Join us every week for a trip into the weird and wonderful world of trailers. Whether it’s the first teaser for the latest instalment in your favourite franchise, an obscure preview for a strange indie darling, whether it’s good, bad, ugly or just plain weird – your favourite pop culture baristas are there to tell you what they think.
There should be a fictional documentary about a society of film fans that consider mockumentaries entirely true, and that have constructed an elaborate conspiracy theory around how subjects too dangerous are defused by turning them into mockumentaries. You can’t handle the truth about Spinal Tap, or Kiwi filmmaker Colin McKenzie, or the Mayflower Kennel Club Show. But in the meantime we have mockumentary greats such as “Soldier of Illusion” and “The Goof Who Sat By the Door”.

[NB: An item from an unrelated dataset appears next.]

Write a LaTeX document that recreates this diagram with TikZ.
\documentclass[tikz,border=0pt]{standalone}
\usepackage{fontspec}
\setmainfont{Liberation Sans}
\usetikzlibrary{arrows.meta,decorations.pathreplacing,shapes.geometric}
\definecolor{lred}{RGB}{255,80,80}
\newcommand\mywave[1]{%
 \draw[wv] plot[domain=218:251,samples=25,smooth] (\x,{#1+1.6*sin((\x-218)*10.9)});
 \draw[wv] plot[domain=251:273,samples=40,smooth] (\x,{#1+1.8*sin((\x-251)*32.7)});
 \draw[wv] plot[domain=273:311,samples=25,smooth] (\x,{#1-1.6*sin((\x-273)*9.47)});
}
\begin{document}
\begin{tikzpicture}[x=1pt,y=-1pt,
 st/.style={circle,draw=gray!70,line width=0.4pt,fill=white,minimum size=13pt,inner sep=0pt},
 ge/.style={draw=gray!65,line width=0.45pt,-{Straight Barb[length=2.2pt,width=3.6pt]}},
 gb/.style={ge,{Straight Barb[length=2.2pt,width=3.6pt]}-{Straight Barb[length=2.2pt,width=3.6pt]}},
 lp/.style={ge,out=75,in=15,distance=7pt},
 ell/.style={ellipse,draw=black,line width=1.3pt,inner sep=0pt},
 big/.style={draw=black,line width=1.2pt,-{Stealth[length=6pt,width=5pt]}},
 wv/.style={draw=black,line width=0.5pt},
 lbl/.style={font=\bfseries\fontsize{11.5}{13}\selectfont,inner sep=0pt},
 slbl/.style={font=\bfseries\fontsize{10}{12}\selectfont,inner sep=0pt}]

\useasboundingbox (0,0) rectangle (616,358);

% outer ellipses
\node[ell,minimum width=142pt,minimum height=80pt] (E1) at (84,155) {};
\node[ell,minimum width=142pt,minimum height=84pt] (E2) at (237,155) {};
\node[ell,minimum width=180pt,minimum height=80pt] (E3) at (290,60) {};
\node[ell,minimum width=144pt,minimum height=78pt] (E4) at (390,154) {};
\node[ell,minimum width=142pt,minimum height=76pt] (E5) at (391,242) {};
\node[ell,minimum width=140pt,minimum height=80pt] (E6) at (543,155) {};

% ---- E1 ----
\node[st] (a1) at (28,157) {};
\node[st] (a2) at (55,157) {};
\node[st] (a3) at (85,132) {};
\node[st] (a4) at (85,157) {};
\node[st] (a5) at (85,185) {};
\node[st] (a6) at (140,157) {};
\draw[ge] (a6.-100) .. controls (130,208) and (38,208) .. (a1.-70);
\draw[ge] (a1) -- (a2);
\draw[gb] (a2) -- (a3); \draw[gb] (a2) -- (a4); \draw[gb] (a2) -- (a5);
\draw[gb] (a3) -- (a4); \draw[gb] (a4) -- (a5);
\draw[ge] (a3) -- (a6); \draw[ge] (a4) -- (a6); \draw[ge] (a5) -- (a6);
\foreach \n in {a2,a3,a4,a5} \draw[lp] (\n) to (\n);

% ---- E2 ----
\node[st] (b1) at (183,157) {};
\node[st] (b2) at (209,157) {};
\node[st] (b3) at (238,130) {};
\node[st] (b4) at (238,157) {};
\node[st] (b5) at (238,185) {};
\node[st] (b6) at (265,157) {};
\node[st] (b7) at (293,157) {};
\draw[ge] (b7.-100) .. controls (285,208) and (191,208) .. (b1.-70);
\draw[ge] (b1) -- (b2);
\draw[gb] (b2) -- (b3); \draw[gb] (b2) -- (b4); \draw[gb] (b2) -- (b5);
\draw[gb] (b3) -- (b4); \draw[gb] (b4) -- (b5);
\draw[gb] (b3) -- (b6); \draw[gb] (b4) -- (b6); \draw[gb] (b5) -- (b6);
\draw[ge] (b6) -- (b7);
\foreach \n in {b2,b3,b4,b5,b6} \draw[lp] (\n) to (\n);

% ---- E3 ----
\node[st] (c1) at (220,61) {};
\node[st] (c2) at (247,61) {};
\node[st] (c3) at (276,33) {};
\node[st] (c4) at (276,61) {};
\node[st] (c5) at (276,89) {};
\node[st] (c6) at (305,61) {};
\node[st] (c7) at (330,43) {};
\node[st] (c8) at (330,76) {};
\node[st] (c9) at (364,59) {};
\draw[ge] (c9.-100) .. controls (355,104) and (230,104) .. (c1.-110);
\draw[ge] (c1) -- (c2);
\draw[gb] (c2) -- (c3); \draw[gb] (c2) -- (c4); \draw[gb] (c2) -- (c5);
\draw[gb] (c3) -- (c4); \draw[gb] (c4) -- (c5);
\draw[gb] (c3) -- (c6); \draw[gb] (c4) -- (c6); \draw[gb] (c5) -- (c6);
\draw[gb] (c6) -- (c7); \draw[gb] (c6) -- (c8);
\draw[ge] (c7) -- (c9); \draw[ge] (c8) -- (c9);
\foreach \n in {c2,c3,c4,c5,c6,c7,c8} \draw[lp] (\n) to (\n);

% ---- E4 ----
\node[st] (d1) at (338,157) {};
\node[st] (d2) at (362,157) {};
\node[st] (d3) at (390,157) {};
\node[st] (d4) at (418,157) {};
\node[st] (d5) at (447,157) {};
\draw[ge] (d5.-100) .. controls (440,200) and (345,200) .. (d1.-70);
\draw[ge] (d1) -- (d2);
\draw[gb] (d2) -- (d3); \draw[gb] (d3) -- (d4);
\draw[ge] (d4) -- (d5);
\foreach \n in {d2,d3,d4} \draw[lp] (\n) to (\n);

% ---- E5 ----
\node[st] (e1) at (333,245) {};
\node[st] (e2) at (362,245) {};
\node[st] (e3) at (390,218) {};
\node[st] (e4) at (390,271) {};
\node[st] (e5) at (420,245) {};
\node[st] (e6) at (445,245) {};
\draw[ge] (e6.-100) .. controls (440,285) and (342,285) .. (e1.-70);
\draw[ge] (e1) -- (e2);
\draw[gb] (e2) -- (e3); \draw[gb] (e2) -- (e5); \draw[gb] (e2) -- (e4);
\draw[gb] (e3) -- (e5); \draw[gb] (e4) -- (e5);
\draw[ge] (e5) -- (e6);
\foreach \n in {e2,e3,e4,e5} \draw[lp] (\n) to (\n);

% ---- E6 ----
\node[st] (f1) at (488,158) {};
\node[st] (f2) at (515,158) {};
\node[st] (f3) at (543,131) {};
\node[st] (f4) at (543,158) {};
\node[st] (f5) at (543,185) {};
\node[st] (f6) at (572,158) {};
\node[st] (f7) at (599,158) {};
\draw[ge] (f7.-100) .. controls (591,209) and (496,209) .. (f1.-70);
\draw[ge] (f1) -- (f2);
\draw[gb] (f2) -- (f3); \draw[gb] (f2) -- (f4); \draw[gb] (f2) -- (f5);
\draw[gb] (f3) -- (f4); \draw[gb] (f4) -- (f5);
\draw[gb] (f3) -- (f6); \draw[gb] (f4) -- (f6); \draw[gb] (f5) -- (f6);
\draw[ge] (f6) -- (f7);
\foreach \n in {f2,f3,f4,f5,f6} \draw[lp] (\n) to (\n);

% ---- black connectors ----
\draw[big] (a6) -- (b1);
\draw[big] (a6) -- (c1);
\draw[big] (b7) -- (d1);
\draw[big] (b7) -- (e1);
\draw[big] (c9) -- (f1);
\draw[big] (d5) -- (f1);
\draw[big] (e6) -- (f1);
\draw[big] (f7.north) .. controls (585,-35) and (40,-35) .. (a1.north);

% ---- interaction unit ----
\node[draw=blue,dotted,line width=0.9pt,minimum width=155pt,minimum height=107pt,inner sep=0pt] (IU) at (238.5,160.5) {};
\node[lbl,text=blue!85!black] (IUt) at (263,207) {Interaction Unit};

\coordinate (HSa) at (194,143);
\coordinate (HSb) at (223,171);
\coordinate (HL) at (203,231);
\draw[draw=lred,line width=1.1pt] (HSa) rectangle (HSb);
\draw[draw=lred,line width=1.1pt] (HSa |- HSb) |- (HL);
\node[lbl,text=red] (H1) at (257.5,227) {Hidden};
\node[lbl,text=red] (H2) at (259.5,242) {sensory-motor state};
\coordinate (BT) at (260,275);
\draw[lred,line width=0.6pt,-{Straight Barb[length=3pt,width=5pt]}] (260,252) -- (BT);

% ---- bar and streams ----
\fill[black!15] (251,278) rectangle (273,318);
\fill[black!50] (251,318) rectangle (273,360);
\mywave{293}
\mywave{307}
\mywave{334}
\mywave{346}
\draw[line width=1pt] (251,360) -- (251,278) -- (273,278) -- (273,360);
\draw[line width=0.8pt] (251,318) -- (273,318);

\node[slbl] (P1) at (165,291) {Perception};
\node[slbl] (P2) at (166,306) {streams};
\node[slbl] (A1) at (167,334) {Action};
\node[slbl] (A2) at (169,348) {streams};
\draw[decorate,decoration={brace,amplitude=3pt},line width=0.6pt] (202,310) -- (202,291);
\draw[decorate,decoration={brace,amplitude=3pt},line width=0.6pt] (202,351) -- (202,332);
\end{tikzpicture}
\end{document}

We also have musicals: after our February podcast, in which Matt and Sam gave a second chance to A Chorus Line and Dancer in the Dark, they felt that there was much more to say about musicals – especially since they both used to have ambivalent feelings about the genre. They therefore took the opportunity to continue their conversation about musicals in this month’s espresso podcast. (Still no actual singing in the episode, mind you!)
And what else does the week have in store for us in terms of trailers?
Mege: I am actually wheezing: Marvel Jesus? Heeheeheeee. I don‘t like goofy for goofy‘s sake, but there is something whacky about Deadpool that I can‘t help but like. It‘s admirable that there is a corner of the MCU that can go into the territory of weird and reckless.
Matt: The trailer for Orion and the Dark looks… okay, I guess? It looks like relatively generic computer-animated kids’ fare inspired by Pixar (and particularly Inside Out). However, I did an actual double take when I checked out the reviews for the film – and found out that the script was written by Charlie Kaufman, of Being John Malkovich, Eternal Sunshine of the Spotless Mind and Synecdoche, New York fame. He’s adapting someone else’s material, but he’s done that before: even if we permit Adaptation into this category with a lot of major caveats, I’m Thinking of Ending Things was adapted from Iain Reid’s novel, but it is Kaufman through and through. Will Kaufman’s tendencies towards the existentialist and absurdist also make themselves felt in a DreamWorks Animation movie?